At the same time, I always counsel growing companies to be planning ahead aggressively. Even if you're not ready to buy this quarter, you might want to be investigating world-class SaaS tools as a director. Speak to your peers at other companies or search out analyst content on the topic. Having your desired solution laid out in broad strokes is a very smart plan—especially if you're venture-backed and there's a round of funding on the horizon. Venture firms dole out money based on the idea that they can drive geometric progression in terms of revenue, and behavioral marketing can be a great tactic to gain quick wins.

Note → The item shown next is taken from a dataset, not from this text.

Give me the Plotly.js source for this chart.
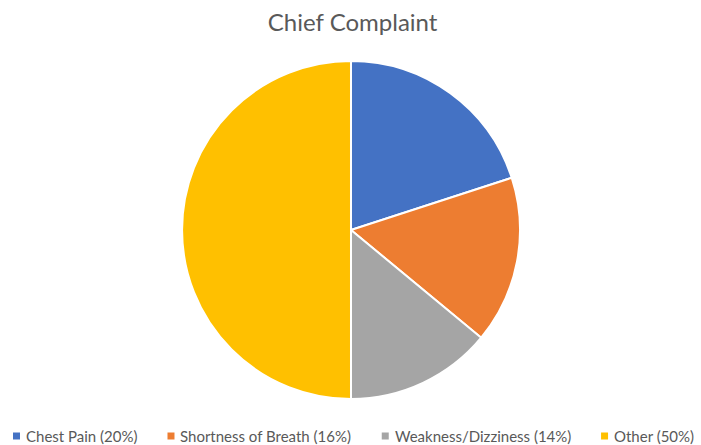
<!DOCTYPE html>
<html>
<head>
<meta charset="utf-8">
<script src="https://cdn.plot.ly/plotly-3.0.1.min.js"></script>
<style>html,body{margin:0;padding:0;background:#fff;}#chart{width:701px;height:445px;}</style>
</head>
<body>
<div id="chart"></div>
<script>
var categories = ["Chest Pain (20%)", "Shortness of Breath (16%)", "Weakness/Dizziness (14%)", "Other (50%)"];
var values = [20, 16, 14, 50];
var colors = ["#4472C4", "#ED7D31", "#A5A5A5", "#FFC000"];

var W = 701, H = 445;
var legendFont = "Lato, 'Open Sans', sans-serif";
var legendSize = 15;

var data = [{
  type: "pie",
  labels: categories,
  values: values,
  sort: false,
  direction: "clockwise",
  rotation: 0,
  textinfo: "none",
  hoverinfo: "label+value",
  marker: {colors: colors, line: {color: "#ffffff", width: 2}},
  domain: {x: [0.2596, 0.7418], y: [0.1034, 0.8629]},
  showlegend: false
}];

// custom bottom legend, laid out from measured text widths
var cv = document.createElement("canvas").getContext("2d");
cv.font = legendSize + "px Lato";
var sq = 7, sqGap = 4, itemGap = 32;
var widths = categories.map(function (c) { return cv.measureText(c).width; });
var x = 13;
var legY = 436;
var shapes = [], annotations = [];
categories.forEach(function (c, i) {
  shapes.push({type: "rect", xref: "paper", yref: "paper",
    x0: x / W, x1: (x + sq) / W, y0: (H - legY - sq / 2) / H, y1: (H - legY + sq / 2) / H,
    fillcolor: colors[i], line: {width: 0}});
  annotations.push({xref: "paper", yref: "paper", x: (x + sq + sqGap) / W, y: (H - legY) / H,
    xanchor: "left", yanchor: "middle", showarrow: false, text: c,
    font: {family: legendFont, size: legendSize, color: "#595959"}});
  x += sq + sqGap + widths[i] + itemGap;
});

var layout = {
  width: W, height: H,
  margin: {l: 0, r: 0, t: 0, b: 0},
  paper_bgcolor: "#ffffff",
  title: {text: "Chief Complaint", x: 0.503, xanchor: "center", y: 0.95, yanchor: "middle",
          font: {family: "Lato, 'Open Sans', sans-serif", size: 24, color: "#595959"}},
  showlegend: false,
  shapes: shapes,
  annotations: annotations
};

Plotly.newPlot("chart", data, layout, {displayModeBar: false});
</script>
</body>
</html>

Understand the market and company dynamics continually swirling around you, and be fully prepared to strike when the opportunity presents itself. Cultivate your go-to advocates in marketing; spend time talking to sales about increasing efficiencies between your groups to close more deals; and be ready to accept the role of change agent. Almost every marketing group in the developed world is going to have to figure out how to be more personalized and focused on customer behaviors. Go invent the future.